I have the following set: $$\{1,2,3,4,5,6,7,8,9,10\}$$
I want to split this set into two equal groups (e.g group of 5) and I have been asked how many ways are there to split this set when the order doesn't matter (e.g if group $\{1,2,3,4,5\}$ is the same case as $\{5,4,3,2,1\}$.
I think the beginning of the answer is to $2^{10}$ for the number of options but then in order to reduce the cases where only the spot of each elemnt is different I got confused and not sure that this is the way.
I'm very beginner with this so might be that also the $2^{10}$ is wrong.

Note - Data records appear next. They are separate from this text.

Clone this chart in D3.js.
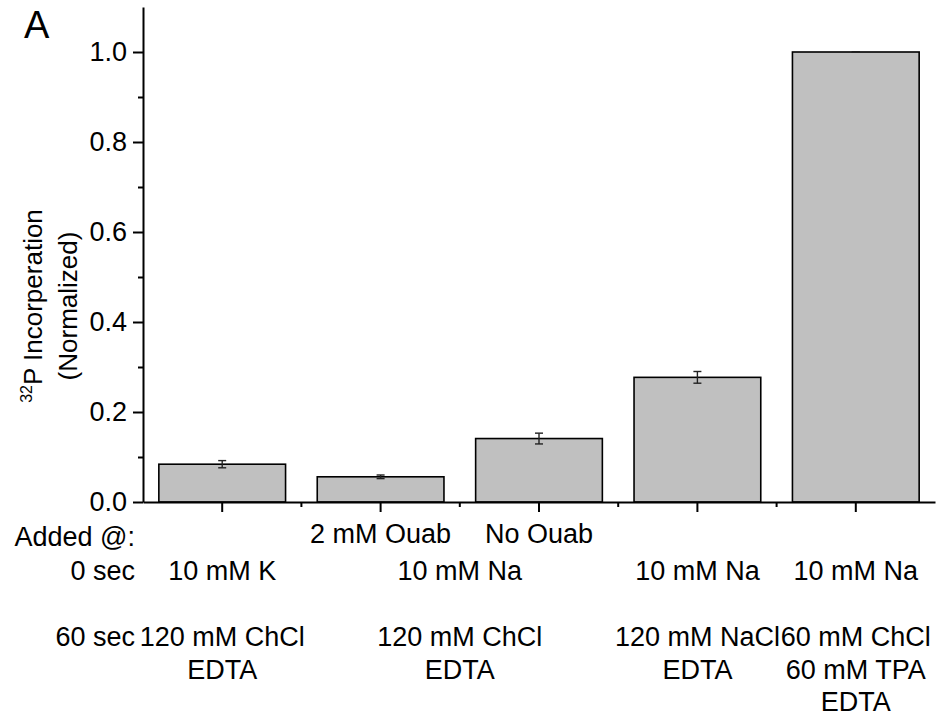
<!DOCTYPE html>
<html>
<head>
<meta charset="utf-8">
<script src="https://cdn.jsdelivr.net/npm/d3@7"></script>
<style>
  body { margin: 0; background: #fff; }
  svg text { font-family: "Liberation Sans", Arial, sans-serif; fill: #000; }
</style>
</head>
<body>
<svg id="chart" width="940" height="717"></svg>
<script>
// bar data
const conditions = ['K 120ChCl', 'Na Ouab', 'Na NoOuab', 'Na NaCl', 'Na ChCl/TPA'];
const values = [0.084, 0.056, 0.141, 0.277, 1.0];
const errors = [0.008, 0.004, 0.012, 0.013, 0.0];

// y ticks
const majorTicks = [0, 0.2, 0.4, 0.6, 0.8, 1.0];
const minorTicks = [0.1, 0.3, 0.5, 0.7, 0.9];

// label table under the axis (at = category index, 1.5 = between two bars)
const rowTitles = ['Added @:', '0 sec', '60 sec'];
const ouabLabels = [
  { at: 1, lines: ['2 mM Ouab'] },
  { at: 2, lines: ['No Ouab'] }
];
const sec0Labels = [
  { at: 0, lines: ['10 mM K'] },
  { at: 1.5, lines: ['10 mM Na'] },
  { at: 3, lines: ['10 mM Na'] },
  { at: 4, lines: ['10 mM Na'] }
];
const sec60Labels = [
  { at: 0, lines: ['120 mM ChCl', 'EDTA'] },
  { at: 1.5, lines: ['120 mM ChCl', 'EDTA'] },
  { at: 3, lines: ['120 mM NaCl', 'EDTA'] },
  { at: 4, lines: ['60 mM ChCl', '60 mM TPA', 'EDTA'] }
];

const svg = d3.select('#chart');
const m = { left: 143, right: 935, top: 7, bottom: 502 };
const fontSize = 27, lineH = 32.5;

const x = d3.scaleBand(conditions, [m.left, m.right]).paddingInner(0.2).paddingOuter(0.1);
const y = d3.scaleLinear([0, 1.1], [m.bottom, m.top]);
// center of a (possibly fractional) category index
const cx = i => x.range()[0] + x.step() * (x.paddingOuter() + i) + x.bandwidth() / 2;

/*
Bars and error bars
*/
const data = conditions.map((c, i) => ({ c, v: values[i], e: errors[i] }));

svg.append('g').selectAll('rect').data(data).join('rect')
  .attr('x', d => x(d.c))
  .attr('y', d => y(d.v))
  .attr('width', x.bandwidth())
  .attr('height', d => y(0) - y(d.v))
  .attr('fill', '#c0c0c0')
  .attr('stroke', '#000')
  .attr('stroke-width', 1.6);

const eb = svg.append('g').attr('stroke', '#222').attr('stroke-width', 1.4)
  .selectAll('g').data(data).join('g')
  .attr('transform', d => `translate(${x(d.c) + x.bandwidth() / 2},0)`);
eb.append('line').attr('y1', d => y(d.v - d.e)).attr('y2', d => y(d.v + d.e));
eb.append('line').attr('x1', -4).attr('x2', 4).attr('y1', d => y(d.v - d.e)).attr('y2', d => y(d.v - d.e));
eb.append('line').attr('x1', -4).attr('x2', 4).attr('y1', d => y(d.v + d.e)).attr('y2', d => y(d.v + d.e));

/*
Axes
*/
const yAxis = svg.append('g')
  .attr('transform', `translate(${m.left},0)`)
  .call(d3.axisLeft(y).tickValues(majorTicks).tickFormat(d3.format('.1f')).tickSize(10).tickSizeOuter(0).tickPadding(6));
svg.append('g')
  .attr('transform', `translate(${m.left},0)`)
  .call(d3.axisLeft(y).tickValues(minorTicks).tickFormat('').tickSize(5).tickSizeOuter(0))
  .select('.domain').remove();

svg.append('g')
  .attr('transform', `translate(0,${m.bottom})`)
  .call(d3.axisBottom(x).tickFormat('').tickSize(10).tickSizeOuter(0));
// minor ticks between bars
svg.append('g').attr('stroke', '#000').attr('stroke-width', 2)
  .selectAll('line').data(d3.range(1, conditions.length)).join('line')
  .attr('x1', i => cx(i - 0.5)).attr('x2', i => cx(i - 0.5))
  .attr('y1', m.bottom).attr('y2', m.bottom + 5);

svg.selectAll('.domain, .tick line').attr('stroke', '#000').attr('stroke-width', 2);
yAxis.selectAll('.tick text').style('font-size', fontSize + 'px')
  .style('font-family', '"Liberation Sans", Arial, sans-serif').attr('fill', '#000');

/*
Y label
*/
const yl = svg.append('g').attr('transform', `translate(0,306) rotate(-90)`)
  .attr('text-anchor', 'middle').style('font-size', '26px');
const l1 = yl.append('text').attr('y', 42);
l1.append('tspan').text('32').style('font-size', '16px').attr('dy', -10);
l1.append('tspan').text('P Incorperation').attr('dy', 10);
yl.append('text').attr('y', 77).text('(Normalized)');

// panel letter
svg.append('text').attr('x', 24).attr('y', 38).style('font-size', '38px').text('A');

/*
Condition table under x axis
*/
const rowBase = [546, 580, 646];
svg.append('g').attr('text-anchor', 'end').style('font-size', fontSize + 'px')
  .selectAll('text').data(rowTitles).join('text')
  .attr('x', 135).attr('y', (d, i) => rowBase[i]).text(d => d);

[ouabLabels, sec0Labels, sec60Labels].forEach((row, r) => {
  svg.append('g').attr('text-anchor', 'middle').style('font-size', fontSize + 'px')
    .selectAll('text').data(row.flatMap(d => d.lines.map((t, k) => ({ at: d.at, t, k })))).join('text')
    .attr('x', d => cx(d.at))
    .attr('y', d => rowBase[r] - (r === 0 ? 3 : 0) + d.k * lineH)
    .text(d => d.t);
});
</script>
</body>
</html>
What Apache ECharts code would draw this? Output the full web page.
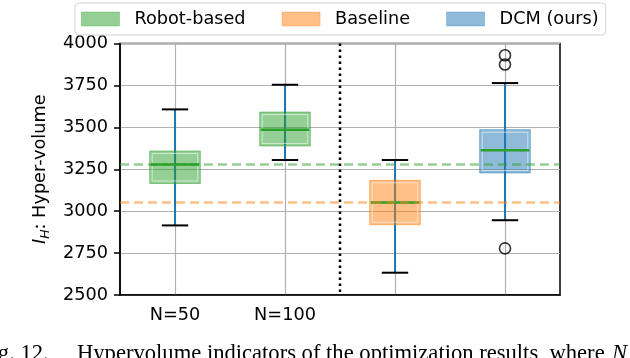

So my wurstion is how can I calculate the number of ways to split this set into 2 groups without taking into accound the order of elemnts?
Edit: it does not matter which of the subsets is the first and which is the second
Best Answer
The question asks you to select 5 random numbers in one group and the remaining 5 in the other group. For selecting the first 5 elements, we use combinatorics:
no. of ways of selecting first 5 numbers = 10C5 = 252
and for the remaining 5 numbers no. of ways = 5C5 = 1
final answer = (252*1)/2 = 126
(this is because : {1,2,3,4,5},{6,7,8,9,10} is the same as {6,7,8,9,10},{1,2,3,4,5})